Press release, signed at the top in blue ballpoint, “Bro Malcolm X,” headed “Malcolm X Supports Mississippi Challenge,” one page, 7.5 x 9.75, no date, but January 1965. Release reads, in full: “We applaud the efforts of James Farmer and the other civil rights groups to block the seating of the five illegal representatives from Mississippi when Congress convenes on January 4. We are pleased to see that Mr. Farmer and his civil rights colleagues are so dead earnest in backing the election challenges that have been initiated by the Mississippi Freedom Democratic Party. As chairman of the Organization of Afro-American Unity, I want to state emphatically that we support all uncompromising efforts made by all well-meaning people to unseat the illegal representatives from the state of Mississippi and any other area where our people are denied the right to vote simply because they have been born with dark skin.
We also insist that since over 97 percent of the Black Americans supported Lyndon B. Johnson, Hubert Humphrey, Robert Kennedy, and the Democratic Party in the recent elections, which is the most overwhelming support given by any minority group to one party and its candidates, I am challenging Lyndon B. Johnson, Hubert Humphrey, and Robert Kennedy, to declare exactly where they stand on the seating of these illegal representatives from Mississippi before January 4. And they should state their case.
We applaud the lead that has been taken by New York representative William Fitts Ryan in blocking the seating of these Mississippi congressmen, and the firm stand taken at his side by Adam Clayton Powell.
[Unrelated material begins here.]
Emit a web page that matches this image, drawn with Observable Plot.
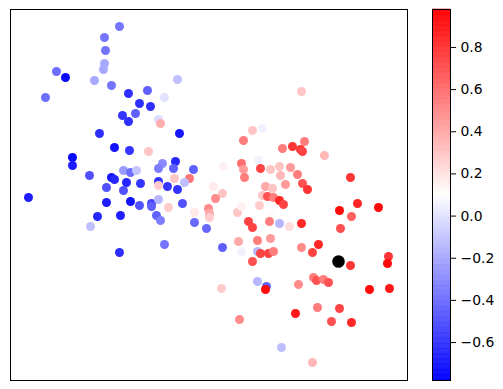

Since Mayor Wagner will be in Harlem later this year to obtain the political support of our people in order to remain in City Hall, I challenge Mayor Wagner and his chief assistant, J. Jones, also to let nearly one and a half million Black Americans in New York City know where they stand on the plan to seat illegal representatives before January 4th.
I, for one, along with some friends, plan to be in Washington on January 4 as an observer. We wish to witness and record the stand taken by the so-called liberals, who are seekers of our people’s political support at poll time, for we plan to be 100 percent active in all political areas from 1965 onward.” Sheet is affixed to a slightly larger black scrapbook page. Scattered light toning and wrinkling from adhesive on reverse, otherwise fine condition.
After being publicly censured for his harsh comments on the assassination of President Kennedy, Malcolm X left the Nation of Islam to create his own platform, founding the Organization of Afro-American Unity in June of 1964: a decision that would prove fatal less than a year later. Pushing the OAAU’s agenda—securing the human rights of blacks—Malcolm X wrote this press release at the start of 1965 in support of the newly formed Mississippi Freedom Democratic Party. When the Democratic Party excluded blacks from local meetings, made it nearly impossible to register by enforcing rigid ‘voting qualifications,’ and prohibited the repeal of any segregation laws on their platform in the 1964 elections, the MFDP formed to challenge them. Seeking recognition as an official delegation, they proposed to unseat five congressmen who they claimed were elected illegally because of the discriminatory practices. Although they were unsuccessful on that front, the pressure they placed on President Johnson led to the groundbreaking Voting Rights Act of 1965, which outlawed the discriminatory voting practices that had been responsible for their widespread disenfranchisement. Anything signed by Malcolm X is quite scarce and highly sought-after; this piece, written just six weeks before his assassination and focused on pressing Civil Rights issues, is one of the most interesting we have offered. Pre-certified John Reznikoff/PSA/DNA and RR Auction COA.